Prenatal Sleep Focus Group Study

Below is a description of our focus group findings. Links to the scientific article describing the focus groups are to the right.

Why did we do this study?

  • Many pregnant people have problems sleeping, often due to physical discomfort and having a busy mind. However, there is little research on how to improve prenatal sleep, and most of this research doesn’t focus on physical discomfort and having a busy mind.
  • Mindfulness-based interventions have been shown to help coping with discomfort and quieting a busy mind.  Because of this, we thought that a mindfulness-based intervention could help pregnant people cope with the physical discomfort and worries that tend to disturb their sleep.
  • Before developing our mindfulness-based intervention, we wanted to learn more about pregnant people’s experiences with poor sleep and what they would want our program to look like. To do this, we conducted focus groups and interviews with pregnant and postpartum people who experienced poor sleep during pregnancy.
  • In this paper, we describe the main themes and takeaways that came up during these focus groups and interviews.

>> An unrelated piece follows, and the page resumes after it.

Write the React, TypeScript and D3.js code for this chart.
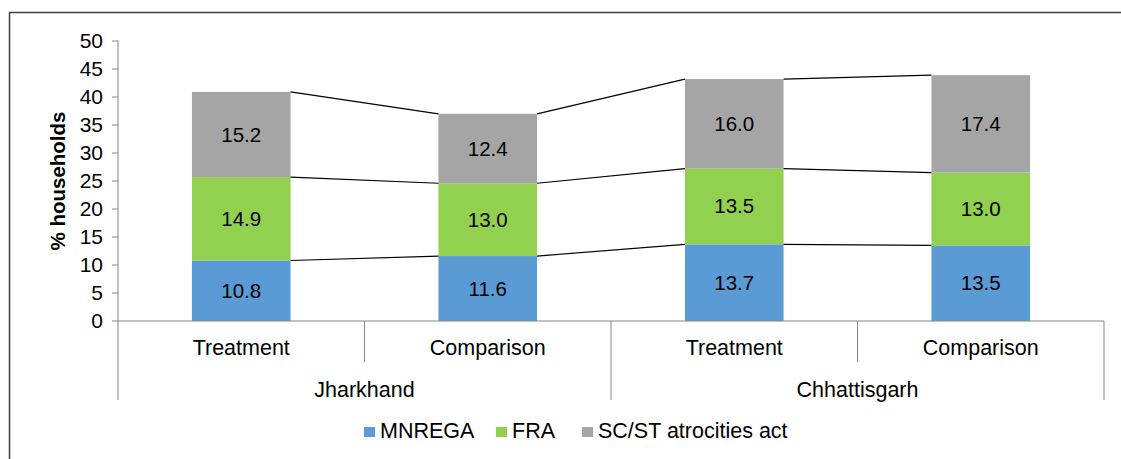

What was involved in the study?

  • Pregnant participants completed a focus group with other pregnant participants. Postpartum participants completed an interview with Dr. Felder. 
  • Participants were asked about sleep during pregnancy, their interest in a mindfulnes program for improving sleep during pregnancy, what format they would want the program delivered in, and what content they would want the program to address. 

Who participated?

  • There were 15 participants in this study (12 were pregnant, 3 were postpartum).
  • All participants were based in the Bay Area.

What did we find?

  • Participants were frustrated that their sleep problems during pregnancy were ignored and dismissed, and that it was hard to find helpful information about how to improve sleep.
  • Participants were interested in a group mindfulness program for improving sleep during pregnancy, and liked the idea of a program that involved both in-person and online sessions. (Note that we collected the majority of our data prior to COVID.)
  • Participants wanted information about sleep during pregnancy and tools for improving their sleep. Most participants preferred a program focused mainly on sleep, as opposed to one focused on childbirth, parenting, and sleep.

Why is this important?

  • These findings suggest that sleep disturbance is a major concern during pregnancy.
  • A mindfulness program could improve sleep during pregnancy and meet needs that are often neglected.

What’s next?

  • Based on the results from this study, we are testing an 8-week online mindfulness program for improving sleep during pregnancy in a sample of 50 pregnant people.


  • We are so grateful for the time our participants spent sharing their experiences and opinons with us.
  • We believe that because of them, this research will improve the lives of those struggling with sleep problems during pregnancy.